Além dos referenciais atuais, buscou-se o atemporal pensar de Aristóteles, na tradução de BRUNA (1999) que destaca: "a obra do poeta não consiste em contar o que aconteceu, mas sim coisas possíveis no ponto de vista da verossimilhança ou da necessidade"; os alunos ficaram impressionados com a contemporaneidade e com as marcas da presença das palavras de Aristóteles na poesia e na crítica atuais.
Após as leituras individuais e em grupos, os alunos realizaram a produção textual com liberdade de escolha temática; finalmente, realizou-se a análise interpretativa das poesias produzidas, segundo as indicações dos autores já abordados e a categorização estabelecida por BARDIN (1997); também, levaram-se em consideração as características dos adolescentes que se encontram em constante busca/descoberta e, não raras vezes, em conflito consigo mesmo e o mundo.
As categorias conceituais que mais se destacam na produção dos alunos foram: abandono, saudade, solidão, espera, encontro e/ou perda de um amor, ódio, conflitos familiares e político-sociais, violência urbana, desemprego, exclusão, cultura da paz, telurismo, vida e morte.
Em algumas poesias emergem flagrantes ou discretas denúncias sobre as misérias impostas ao povo pela desigualdade social, sob dramas, conflitos não resolvidos, sonhos desfeitos e esperanças vãs. A morbidez, o pânico e o terror dominaram algumas poesias, talvez inspiradas no enredo de filmes que fazem sucesso entre os adolescentes.
Nas aulas de língua e literatura, realizaram-se as leituras, a produção textual e a tradução de poesias; em Educação Artística, os alunos fizeram a ilustração de poesias dos colegas.
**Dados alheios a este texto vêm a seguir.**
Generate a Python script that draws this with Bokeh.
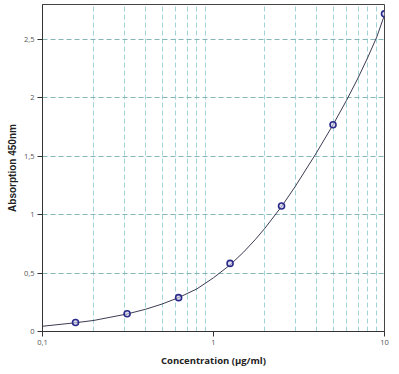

As atividades realizadas possibilitaram à união de referenciais teórico-práticos e recursos artístico-expressivos para permitir a co-autoria dos alunos como parceiros nesta empreitada cujos desafios esbarram na transposição dos modelos impositivos de resultados imediatos traduzidos em escalas de desempenho.
Pode-se afirmar que as expectativas e objetivos definidos para este projeto, foram além do esperado, pois se formou um sólido lastro epistemológico que influenciou a qualidade, a coerência, a criatividade e a estética dos poemas construídos e, principalmente, incentivou-se a leitura e a produção de poesias; seguramente ocorreu a integração dos conteúdos envolvidos e a interação entre os participantes; pois houve parceria, intencionalidade coletiva para a (re)produção e avaliação dos saberes e de atitudes sócio-culturais pelos laços de amizade e superação da timidez e dos próprios limites individuais.
Espera-se que este estudo possa contribuir com a (re)significação da linguagem, da criatividade, da expressividade nas práxis pedagógicas através da sensibilização, da ternura, da afetividade e interligação de conteúdos, sentimentos e expectativas para a humanização da educação através de concepções sobre poesia e criticidade como atividades presentes no pensar cotidiano.

BIBLIOGRAFIA REFERENCIADA
ARISTÓTELES, HORÁCIO, LONGINO. A Poética Clássica. São Paulo: Cultrix, 1990. Tradução direta do grego e do latim de Jaime Bruna.
ASSMAN H. & SUNG J. Competência e Sensibilidade Solidária: Educar para a esperança. 2. ed. Petrópolis, RJ: Vozes, 2000.
BARDIN, Laurence. Analise de conteúdo. Lisboa. Edições 70. 1997.
BAKHTIN, M. Questões de literatura e de estética: a teoria do romance. Tradução de Aurora F. Bernardini e outros. São Paulo, Hucitec e Fund. para o Desenv. da Unesp, 1988.
FAZENDA, Ivani. Práticas interdisciplinares na Escola. São Paulo, Cortez, 1991.
GUSDORF, Georges. Interdisciplinaire . In Enciclopédia Universales, Paris: Payot, 1984.
MINAYO, Maria Cecília de Souza (Org.) Pesquisa social ? Teoria, método e criatividade. 7ª ed. Petrópolis: Vozes, 1997.
VALÉRY, P. Poesia e pensamento abstrato. In: Variedades. São Paulo: Iluminuras, 1999.